Make Ahead and Storage
Storing Leftovers
Leftover Cabbage, Carrot, and Cranberry Salad Recipe keeps well in the refrigerator for up to 3-4 days. Store it in an airtight container to maintain its crispness and keep the flavors fresh. The salad actually tastes better after sitting for a bit as the flavors meld together nicely over time.
Freezing
Because this salad relies on fresh crunch and a tangy marinade, freezing isn’t recommended. The texture of cabbage and carrots changes dramatically after freezing and thawing, often becoming too soft and mushy.
Reheating
This salad is meant to be served cold or at room temperature, so no reheating is necessary. Just give it a gentle stir before serving to redistribute the marinade if it has settled.
FAQs
Can I use red cabbage instead of green cabbage?
Absolutely! Red cabbage will add a beautiful pop of color and a slightly earthier flavor. The salad will still be delicious and visually stunning.
What can I substitute for craisins if I don’t have any?
Dried cherries, raisins, or even chopped dried apricots can work well as substitutes, offering similar sweetness and chewiness.
Is this salad gluten-free and vegan?
Yes, this Cabbage, Carrot, and Cranberry Salad Recipe is naturally gluten-free and vegan, making it suitable for a variety of dietary preferences.
Can I make this salad spicier?
Definitely!
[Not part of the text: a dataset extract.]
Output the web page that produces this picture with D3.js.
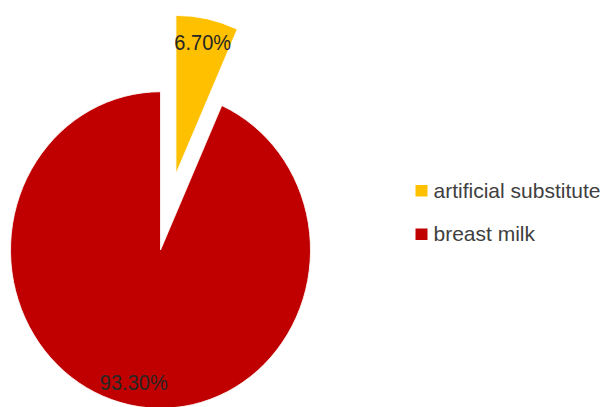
<!DOCTYPE html>
<html>
<head>
<meta charset="utf-8">
<script src="https://cdn.jsdelivr.net/npm/d3@7"></script>
<style>
  body { margin: 0; background: #fff; }
  svg { display: block; font-family: "Liberation Sans", Arial, sans-serif; }
</style>
</head>
<body>
<div id="vis"></div>
<script>
/* Data */
var categories = ["artificial substitute", "breast milk"];
var values = [6.7, 93.3];
var labels = ["6.70%", "93.30%"];
var colors = ["#FFC000", "#C00000"];
var explode = [74, 0];

/* Set up */
var width = 604, height = 407,
    cx = 160.5, cy = 250,
    radius = 150,
    stretch = 1.055; // reference pie is a little taller than wide

var color = d3.scaleOrdinal().domain(categories).range(colors);

var svg = d3.select('#vis').append('svg')
    .attr('width', width).attr('height', height);

var pie = d3.pie().sort(null).value(function (d) { return d.value; });
var data = pie(categories.map(function (c, i) {
    return { name: c, value: values[i], label: labels[i], explode: explode[i] };
}));

var arc = d3.arc().innerRadius(0).outerRadius(radius);
var labelArc = d3.arc().innerRadius(128).outerRadius(128);

function offset(d) {
    var a = (d.startAngle + d.endAngle) / 2;
    return [Math.sin(a) * d.data.explode, -Math.cos(a) * d.data.explode];
}

/* slices */
var chart = svg.append('g')
    .attr('transform', 'translate(' + cx + ',' + cy + ') scale(1,' + stretch + ')');

chart.selectAll('path')
    .data(data)
    .enter().append('path')
    .attr('transform', function (d) {
        var o = offset(d);
        return 'translate(' + o[0] + ',' + o[1] + ')';
    })
    .attr('d', arc)
    .attr('fill', function (d) { return color(d.data.name); })
    .attr('stroke', '#fff')
    .attr('stroke-width', 0.8);

/* data labels (outside the stretched group so text is not distorted twice) */
svg.append('g').selectAll('text')
    .data(data)
    .enter().append('text')
    .attr('transform', function (d) {
        var o = offset(d), c = labelArc.centroid(d);
        var x = cx + o[0] + c[0], y = cy + (o[1] + c[1]) * stretch;
        return 'translate(' + x + ',' + y + ') scale(1,1.1)';
    })
    .attr('text-anchor', 'middle')
    .attr('dy', '0.36em')
    .attr('font-size', 20)
    .attr('fill', '#262626')
    .text(function (d) { return d.data.label; });

/* legend */
var legend = svg.append('g').attr('transform', 'translate(415.5,185)');
var item = legend.selectAll('g')
    .data(categories)
    .enter().append('g')
    .attr('transform', function (d, i) { return 'translate(0,' + (i * 43.5) + ')'; });

item.append('rect')
    .attr('width', 12).attr('height', 11.5)
    .attr('fill', function (d) { return color(d); });

item.append('text')
    .attr('x', 18).attr('y', 12.5)
    .attr('font-size', 21)
    .attr('fill', '#404040')
    .text(function (d) { return d; });
</script>
</body>
</html>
Adding a pinch of red pepper flakes or a dash of hot sauce to the marinade can bring a nice kick without overpowering the fresh flavors.
How long will the salad keep its crunch in the refrigerator?
When stored properly in an airtight container, the salad should maintain good crunchiness for about 3-4 days, though it’s freshest within the first two days.
Final Thoughts
If you’re ready to enjoy a salad that’s bursting with flavor, texture, and that perfect blend of sweet and tangy, this Cabbage, Carrot, and Cranberry Salad Recipe is an absolute must-try. It’s simple to make, beautifully vibrant, and wonderfully versatile – a fresh addition to your kitchen favorites that I know you’ll want to keep making again and again!
Print
Cabbage, Carrot, and Cranberry Salad Recipe
- Prep Time: 30 minutes
- Cook Time: 0 minutes
- Total Time: 4 hours 30 minutes
- Yield: 8 cups (approx. 2.2 liters) of salad
- Category: Salad
- Method: No-Cook
- Cuisine: International
- Diet: Vegetarian
Description
A refreshing and tangy Cabbage, Carrot, and Cranberry Salad featuring a flavorful sweet and sour marinade. This vibrant salad combines crunchy cabbage, colorful bell peppers, grated carrots, and dried cranberries, all soaked in a garlicky vinegar-based dressing. Perfect as a light side dish or a healthy snack, this salad requires no cooking and is ready to enjoy within a few hours of marinating.
Ingredients
Vegetables
- 1 medium cabbage
- 1 bell pepper (red, yellow, or orange, sliced into thin strips)
- 2 large or 3 medium carrots
Other Ingredients
- 1/3 cup craisins (dried cranberries)
- 2 large garlic cloves
Marinade
- 2 cups water
- 1 Tbsp salt + 1/2 tsp salt
- 1/3 cup sugar
- 1/3 cup white vinegar
- 1/3 cup sunflower oil (or vegetable or extra light olive oil)
Instructions
- Prepare the Marinade: Boil 2 cups of water and remove it from heat. Add 1 tablespoon plus 1/2 teaspoon of salt, 1/3 cup sugar, 1/3 cup white vinegar, and 1/3 cup sunflower or olive oil to the hot water. Stir thoroughly until the sugar and salt dissolve completely. Press 2 large garlic cloves and stir them into the marinade off the heat to preserve their color and flavor.
- Prepare the Vegetables: Finely slice the cabbage using a knife or mandolin for ease. Thinly slice the bell pepper into strips and grate the carrots. In a large bowl, combine the prepared cabbage, bell pepper, grated carrots, and 1/3 cup dried cranberries, tossing them together evenly.
- Combine Salad and Marinade: Transfer the mixed vegetables into a glass jar or suitable container. Pour the warm (or slightly hot) marinade over the vegetables, ensuring all ingredients are well covered.
- Press and Marinate: Press down firmly on the cabbage mixture so it is submerged in the marinade. Because the marinade is warm, the salad will absorb flavors quicker. Refrigerate the jar and allow the salad to marinate for at least 4 to 5 hours before serving. The salad will develop a refreshing sweet and tangy flavor perfect for any occasion.
Notes
- Adding garlic off the heat prevents it from turning blue and preserves its flavor and appearance.
- Using a mandolin for slicing cabbage ensures uniform thin slices and makes preparation easier.
- The salad can be stored refrigerated for up to 3-4 days, improving flavor as it sits.
- Make sure the cabbage is pressed down firmly so it stays submerged in the marinade for proper marination.
- The salad is best served chilled and pairs well with grilled meats or as a healthy snack.